正如前面所述,Kafka Server 端可以介绍的21种请求中,其中有8种是由 GroupCoordinator 来处理的,这里主要介绍一下,GroupCoordinator 如何处理这些请求的。

Offset 请求的处理
关于 Offset 请求的处理,有两个:

  • OFFSET_FETCH:查询 offset;
  • OFFSET_COMMIT:提供 offset;

OFFSET_FETCH 请求处理

关于 OFFSET_FETCH 请求,Server 端的处理如下,新版 offset 默认是保存在 Kafka 中,这里也以保存在 Kafka 中为例,从下面的实现中也可以看出,在 fetch commit 是分两种情况

  • 获取 group 所消费的所有 topic-partition 的 offset;
  • 获取指定 topic-partition 的 offset。

两种情况都是调用 coordinator.handleFetchOffsets() 方法实现的。

/**
 * Handle an offset fetch request
 */
def handleOffsetFetchRequest(request: RequestChannel.Request) {
  val header = request.header
  val offsetFetchRequest = request.body.asInstanceOf[OffsetFetchRequest]

  def authorizeTopicDescribe(partition: TopicPartition) =
    authorize(request.session, Describe, new Resource(auth.Topic, partition.topic)) //note: 验证 Describe 权限

  val offsetFetchResponse =
    // reject the request if not authorized to the group
    if (!authorize(request.session, Read, new Resource(Group, offsetFetchRequest.groupId)))
      offsetFetchRequest.getErrorResponse(Errors.GROUP_AUTHORIZATION_FAILED)
    else {
      if (header.apiVersion == 0) {
        val (authorizedPartitions, unauthorizedPartitions) = offsetFetchRequest.partitions.asScala
          .partition(authorizeTopicDescribe)
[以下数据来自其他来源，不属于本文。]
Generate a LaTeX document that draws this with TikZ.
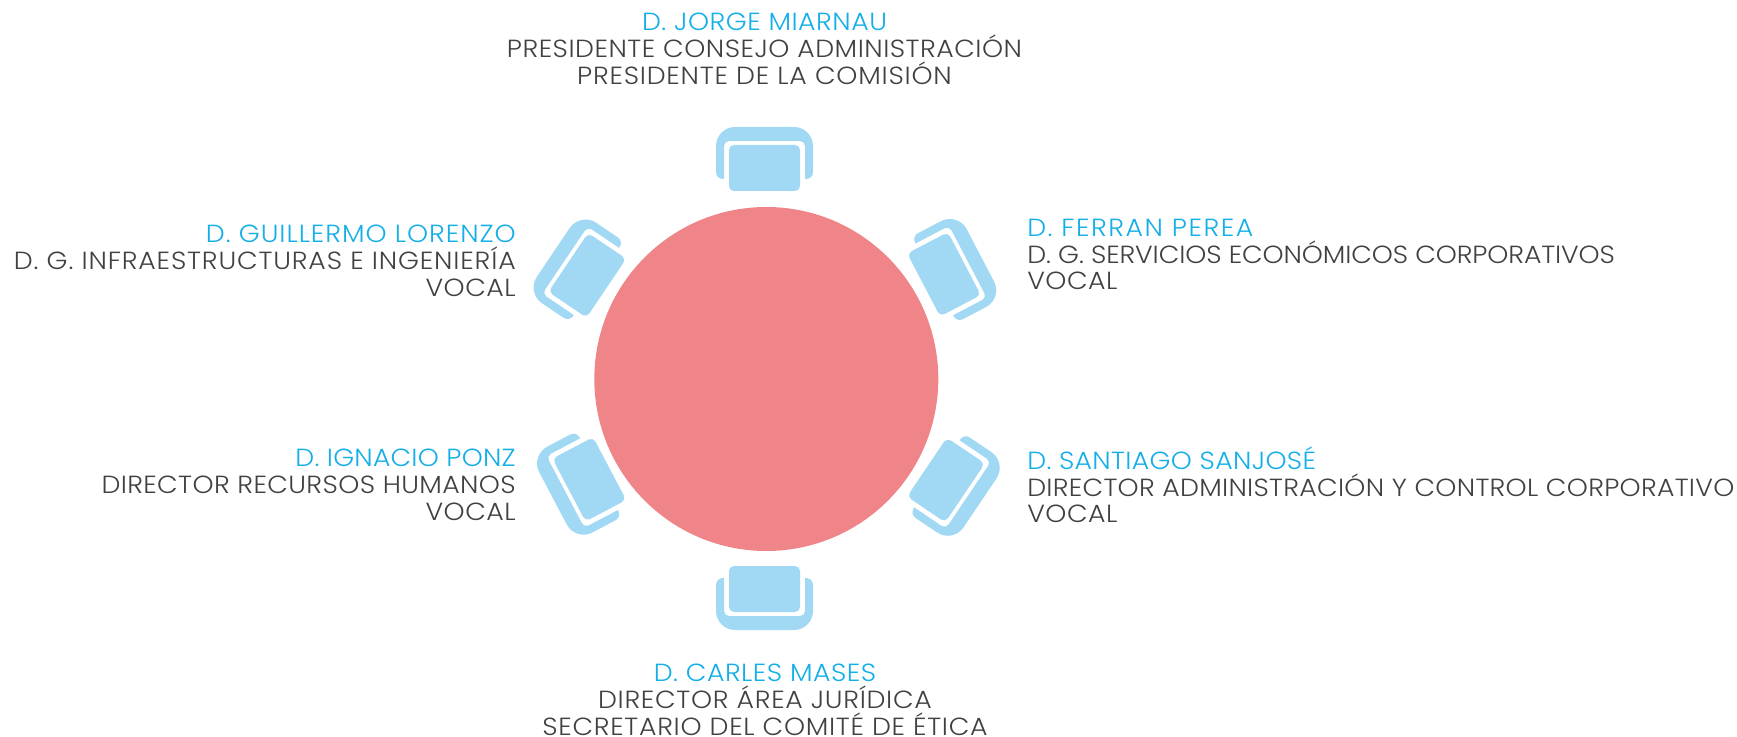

        // version 0 reads offsets from ZK
        val authorizedPartitionData = authorizedPartitions.map { topicPartition =>
          val topicDirs = new ZKGroupTopicDirs(offsetFetchRequest.groupId, topicPartition.topic)
          try {
            if (!metadataCache.contains(topicPartition.topic))
              (topicPartition, OffsetFetchResponse.UNKNOWN_PARTITION)
            else {
              val payloadOpt = zkUtils.readDataMaybeNull(s"${topicDirs.consumerOffsetDir}/${topicPartition.partition}")._1
              payloadOpt match {
                case Some(payload) =>
                  (topicPartition, new OffsetFetchResponse.PartitionData(
                      payload.toLong, OffsetFetchResponse.NO_METADATA, Errors.NONE))
                case None =>
                  (topicPartition, OffsetFetchResponse.UNKNOWN_PARTITION)
              }
            }
          } catch {
            case e: Throwable =>
              (topicPartition, new OffsetFetchResponse.PartitionData(
                  OffsetFetchResponse.INVALID_OFFSET, OffsetFetchResponse.NO_METADATA, Errors.forException(e)))
          }
        }.toMap

        val unauthorizedPartitionData = unauthorizedPartitions.map(_ -> OffsetFetchResponse.UNKNOWN_PARTITION).toMap
        new OffsetFetchResponse(Errors.NONE, (authorizedPartitionData ++ unauthorizedPartitionData).asJava, header.apiVersion)
      } else {
        // versions 1 and above read offsets from Kafka
        if (offsetFetchRequest.isAllPartitions) {//note: 获取这个 group 消费的所有 tp offset
          val (error, allPartitionData) = coordinator.handleFetchOffsets(offsetFetchRequest.groupId)
          if (error != Errors.NONE)
            offsetFetchRequest.getErrorResponse(error)
          else {
            // clients are not allowed to see offsets for topics that are not authorized for Describe
            //note: 如果没有 Describe 权限的话,不能查看相应的 offset
            val authorizedPartitionData = allPartitionData.filter { case (topicPartition, _) => authorizeTopicDescribe(topicPartition) }
            new OffsetFetchResponse(Errors.NONE, authorizedPartitionData.asJava, header.apiVersion)
          }
        } else { //note: 获取指定列表的 tp offset
          val (authorizedPartitions, unauthorizedPartitions) = offsetFetchRequest.partitions.asScala
            .partition(authorizeTopicDescribe)
          val (error, authorizedPartitionData) = coordinator.handleFetchOffsets(offsetFetchRequest.groupId,
            Some(authorizedPartitions))
          if (error != Errors.NONE)
            offsetFetchRequest.getErrorResponse(error)
          else {
            val unauthorizedPartitionData = unauthorizedPartitions.map(_ -> OffsetFetchResponse.UNKNOWN_PARTITION).toMap
            new OffsetFetchResponse(Errors.NONE, (authorizedPartitionData ++ unauthorizedPartitionData).asJava, header.apiVersion)
          }
        }
      }
    }

  trace(s"Sending offset fetch response $offsetFetchResponse for correlation id ${header.correlationId} to client ${header.clientId}.")
  requestChannel.sendResponse(new Response(request, offsetFetchResponse))
}

在 coordinator.handleFetchOffsets() 的实现中,主要是调用了 groupManager.getOffsets() 获取相应的 offset 信息,在查询时加锁的原因应该是为了避免在查询的过程中 offset 不断更新。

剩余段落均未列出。